[time-nuts] TI Counter Noise Floor/Resolution

Magnus Danielson cfmd at bredband.net
Sun Jul 31 16:47:59 UTC 2005


From: Brian Kirby <kirbybq at bellsouth.net>
Subject: [time-nuts] TI Counter Noise Floor/Resolution
Date: Thu, 28 Jul 2005 15:06:50 -0500
Message-ID: <42E93ADA.7050205 at bellsouth.net>

Brian,

Just back from a 4 day of music festival, so lagging behind somewhat.

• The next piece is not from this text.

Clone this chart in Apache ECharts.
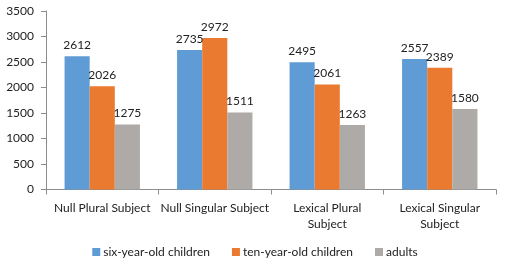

> Why we are talking about resolution and noise floor, I am looking for a 
> merit figure to say the data I have measured, is valid.
> 
> As an example, when I worked in satellite communications, we had a 
> measurement called C/kt. This is a carrier to noise measurement, 
> normalized back to a 1 hertz bandwidth. When we made these measurements 
> with a spectrum analyzer, we had to account for the measurement 
> bandwidth of the instrument, the detector used (factors for sine wave 
> response vs. gaussian noise), etc. Basically if the reading was 6 db 
> above the noise floor, then we could believe the measurement.
> 
> In my case, were I have baselined the HP53131A noise floor, I know my 
> readings have to be above this floor, to be valid.
> 
> My question is how much should our readings be above the noise floor to 
> be considered valid, and what units/formulas should we use ? Can we 
> convert Allan variances to a decibel reading, and use similar techniques 
> as I described?

Interesting view on things. A 10*log(AVAR(tau)) would be the appropriate thing
to use, this would be equalent to a 20*log(ADEV(tau)) since ADEV(tau) =
SQRT(AVAR(tau)).

Again, a 6 dB margin is would render the right neighborhood, but then again,
that is a rule-of-thumb rather than exact science.